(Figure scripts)

====

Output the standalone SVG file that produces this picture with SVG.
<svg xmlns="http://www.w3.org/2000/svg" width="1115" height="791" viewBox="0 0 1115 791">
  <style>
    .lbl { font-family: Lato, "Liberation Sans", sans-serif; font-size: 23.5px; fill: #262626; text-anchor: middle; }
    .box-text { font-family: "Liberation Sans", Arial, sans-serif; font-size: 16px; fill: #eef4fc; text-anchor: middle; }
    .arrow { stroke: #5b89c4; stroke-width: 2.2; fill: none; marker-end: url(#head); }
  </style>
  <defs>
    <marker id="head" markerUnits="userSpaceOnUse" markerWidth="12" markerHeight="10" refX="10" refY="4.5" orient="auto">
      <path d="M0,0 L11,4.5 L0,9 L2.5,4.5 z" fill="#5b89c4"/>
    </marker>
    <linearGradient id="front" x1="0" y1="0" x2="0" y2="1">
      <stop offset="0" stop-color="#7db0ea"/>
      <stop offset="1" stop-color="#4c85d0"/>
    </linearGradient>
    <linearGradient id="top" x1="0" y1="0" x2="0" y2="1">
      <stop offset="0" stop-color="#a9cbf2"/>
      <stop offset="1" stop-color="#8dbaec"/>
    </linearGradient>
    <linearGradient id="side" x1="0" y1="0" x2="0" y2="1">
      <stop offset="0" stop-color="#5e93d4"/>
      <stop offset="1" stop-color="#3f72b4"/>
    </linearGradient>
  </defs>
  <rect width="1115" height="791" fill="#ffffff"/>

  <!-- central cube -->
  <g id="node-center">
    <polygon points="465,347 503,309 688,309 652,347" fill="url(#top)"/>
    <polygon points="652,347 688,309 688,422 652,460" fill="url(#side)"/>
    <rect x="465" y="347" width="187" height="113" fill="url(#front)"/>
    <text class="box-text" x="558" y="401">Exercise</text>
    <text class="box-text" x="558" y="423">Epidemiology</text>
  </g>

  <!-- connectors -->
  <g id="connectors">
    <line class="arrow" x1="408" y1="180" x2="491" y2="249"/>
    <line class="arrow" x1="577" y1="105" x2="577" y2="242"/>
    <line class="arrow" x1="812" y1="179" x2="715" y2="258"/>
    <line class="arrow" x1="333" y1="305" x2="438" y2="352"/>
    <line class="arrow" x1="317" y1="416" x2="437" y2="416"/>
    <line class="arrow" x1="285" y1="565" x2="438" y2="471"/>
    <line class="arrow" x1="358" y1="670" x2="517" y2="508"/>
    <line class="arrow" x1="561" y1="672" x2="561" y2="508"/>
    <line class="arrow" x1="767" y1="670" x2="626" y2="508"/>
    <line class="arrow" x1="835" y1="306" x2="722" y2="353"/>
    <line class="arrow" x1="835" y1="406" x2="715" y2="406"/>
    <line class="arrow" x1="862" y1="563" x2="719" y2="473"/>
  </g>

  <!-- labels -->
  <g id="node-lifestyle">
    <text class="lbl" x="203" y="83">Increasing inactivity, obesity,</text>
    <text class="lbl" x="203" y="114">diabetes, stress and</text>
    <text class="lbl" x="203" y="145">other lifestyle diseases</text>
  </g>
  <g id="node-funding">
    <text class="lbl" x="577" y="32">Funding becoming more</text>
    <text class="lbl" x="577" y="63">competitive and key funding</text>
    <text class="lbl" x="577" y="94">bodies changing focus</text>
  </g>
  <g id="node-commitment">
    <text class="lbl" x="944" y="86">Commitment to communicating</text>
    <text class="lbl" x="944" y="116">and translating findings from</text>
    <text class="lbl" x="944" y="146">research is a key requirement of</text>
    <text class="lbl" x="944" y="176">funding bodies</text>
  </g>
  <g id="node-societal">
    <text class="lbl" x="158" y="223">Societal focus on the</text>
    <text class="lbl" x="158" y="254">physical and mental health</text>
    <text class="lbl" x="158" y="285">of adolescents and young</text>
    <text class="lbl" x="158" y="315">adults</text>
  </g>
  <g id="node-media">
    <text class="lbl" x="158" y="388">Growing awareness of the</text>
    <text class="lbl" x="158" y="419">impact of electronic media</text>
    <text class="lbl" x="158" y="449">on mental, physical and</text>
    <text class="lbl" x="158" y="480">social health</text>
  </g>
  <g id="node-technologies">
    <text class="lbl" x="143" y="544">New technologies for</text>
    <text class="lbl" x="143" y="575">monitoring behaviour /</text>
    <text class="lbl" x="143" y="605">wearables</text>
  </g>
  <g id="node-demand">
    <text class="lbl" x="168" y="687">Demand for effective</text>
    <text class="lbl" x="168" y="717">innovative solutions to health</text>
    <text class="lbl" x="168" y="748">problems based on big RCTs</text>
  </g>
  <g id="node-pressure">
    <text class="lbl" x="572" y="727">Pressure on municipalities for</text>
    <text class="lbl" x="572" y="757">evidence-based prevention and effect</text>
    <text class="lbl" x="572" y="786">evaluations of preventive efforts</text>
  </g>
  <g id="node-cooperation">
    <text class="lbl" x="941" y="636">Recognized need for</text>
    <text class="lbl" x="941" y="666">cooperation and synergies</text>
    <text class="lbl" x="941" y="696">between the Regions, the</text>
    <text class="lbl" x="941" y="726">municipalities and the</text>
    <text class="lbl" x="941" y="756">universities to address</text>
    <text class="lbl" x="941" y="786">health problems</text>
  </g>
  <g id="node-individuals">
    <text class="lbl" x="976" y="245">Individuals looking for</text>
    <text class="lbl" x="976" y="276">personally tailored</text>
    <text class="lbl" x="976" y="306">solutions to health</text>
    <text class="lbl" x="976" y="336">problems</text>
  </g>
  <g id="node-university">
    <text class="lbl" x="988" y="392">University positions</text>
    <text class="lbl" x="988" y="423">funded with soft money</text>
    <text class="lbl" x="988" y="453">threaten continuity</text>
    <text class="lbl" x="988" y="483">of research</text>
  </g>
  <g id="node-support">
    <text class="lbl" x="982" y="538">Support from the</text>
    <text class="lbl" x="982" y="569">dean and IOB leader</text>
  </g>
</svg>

====

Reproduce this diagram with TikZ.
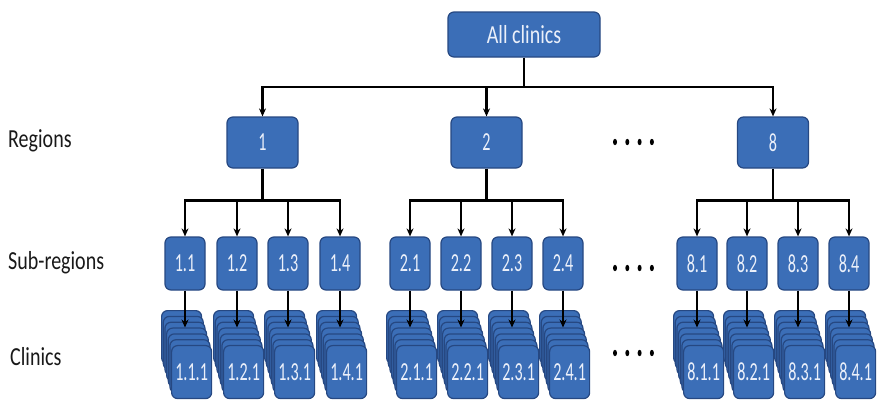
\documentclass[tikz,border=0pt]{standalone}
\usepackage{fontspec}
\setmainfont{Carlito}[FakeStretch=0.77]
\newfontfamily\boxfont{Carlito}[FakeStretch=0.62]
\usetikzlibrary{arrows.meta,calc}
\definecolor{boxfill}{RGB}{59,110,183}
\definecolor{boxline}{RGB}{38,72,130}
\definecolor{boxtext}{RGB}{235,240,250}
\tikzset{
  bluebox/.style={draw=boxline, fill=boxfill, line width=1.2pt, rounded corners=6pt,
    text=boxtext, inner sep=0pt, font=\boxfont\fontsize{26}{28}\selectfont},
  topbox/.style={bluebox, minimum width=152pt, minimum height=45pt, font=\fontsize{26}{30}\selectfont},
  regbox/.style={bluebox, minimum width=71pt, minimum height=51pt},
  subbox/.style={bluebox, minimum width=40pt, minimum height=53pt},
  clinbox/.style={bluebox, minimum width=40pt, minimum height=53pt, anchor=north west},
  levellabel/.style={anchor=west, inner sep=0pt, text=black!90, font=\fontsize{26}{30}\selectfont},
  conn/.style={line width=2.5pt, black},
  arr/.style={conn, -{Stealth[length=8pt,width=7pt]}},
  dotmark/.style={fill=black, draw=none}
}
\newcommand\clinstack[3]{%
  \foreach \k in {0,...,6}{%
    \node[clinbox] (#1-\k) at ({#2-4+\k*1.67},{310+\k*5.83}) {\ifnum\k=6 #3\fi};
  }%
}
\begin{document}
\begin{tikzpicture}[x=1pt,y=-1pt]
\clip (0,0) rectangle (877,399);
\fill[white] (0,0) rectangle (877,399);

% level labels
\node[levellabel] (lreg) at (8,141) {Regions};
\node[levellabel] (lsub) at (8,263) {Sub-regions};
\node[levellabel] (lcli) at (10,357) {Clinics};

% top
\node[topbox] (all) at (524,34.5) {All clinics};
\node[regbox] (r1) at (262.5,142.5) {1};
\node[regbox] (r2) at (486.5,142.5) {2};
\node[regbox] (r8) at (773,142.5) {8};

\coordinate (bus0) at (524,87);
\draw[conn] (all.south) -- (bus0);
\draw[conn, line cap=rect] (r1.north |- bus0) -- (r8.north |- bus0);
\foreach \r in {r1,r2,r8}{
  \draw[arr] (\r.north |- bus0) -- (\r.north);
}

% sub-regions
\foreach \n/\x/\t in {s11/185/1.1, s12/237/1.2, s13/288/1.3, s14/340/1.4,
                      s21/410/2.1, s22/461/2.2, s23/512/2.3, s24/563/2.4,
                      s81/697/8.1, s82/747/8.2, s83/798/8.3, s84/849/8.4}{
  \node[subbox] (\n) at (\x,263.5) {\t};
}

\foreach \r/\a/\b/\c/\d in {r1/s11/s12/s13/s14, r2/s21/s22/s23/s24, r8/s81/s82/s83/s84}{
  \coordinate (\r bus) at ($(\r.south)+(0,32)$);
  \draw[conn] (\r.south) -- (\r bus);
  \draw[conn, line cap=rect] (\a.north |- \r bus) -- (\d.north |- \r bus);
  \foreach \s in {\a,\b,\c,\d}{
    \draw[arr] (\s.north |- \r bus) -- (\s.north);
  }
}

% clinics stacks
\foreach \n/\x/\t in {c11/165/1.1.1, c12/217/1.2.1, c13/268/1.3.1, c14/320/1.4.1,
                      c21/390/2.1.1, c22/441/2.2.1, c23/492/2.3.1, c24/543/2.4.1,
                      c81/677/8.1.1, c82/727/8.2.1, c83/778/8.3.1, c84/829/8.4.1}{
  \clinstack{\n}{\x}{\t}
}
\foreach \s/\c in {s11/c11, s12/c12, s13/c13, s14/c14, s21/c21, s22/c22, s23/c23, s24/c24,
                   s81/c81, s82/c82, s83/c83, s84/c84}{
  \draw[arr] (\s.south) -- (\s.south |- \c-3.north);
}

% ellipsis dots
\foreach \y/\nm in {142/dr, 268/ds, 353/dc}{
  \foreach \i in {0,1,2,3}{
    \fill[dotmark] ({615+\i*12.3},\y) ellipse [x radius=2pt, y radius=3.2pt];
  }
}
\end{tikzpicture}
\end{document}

====

[Objective] Report how many lines of the listing hold the word "this", with nothing but the number.

[Task output] 2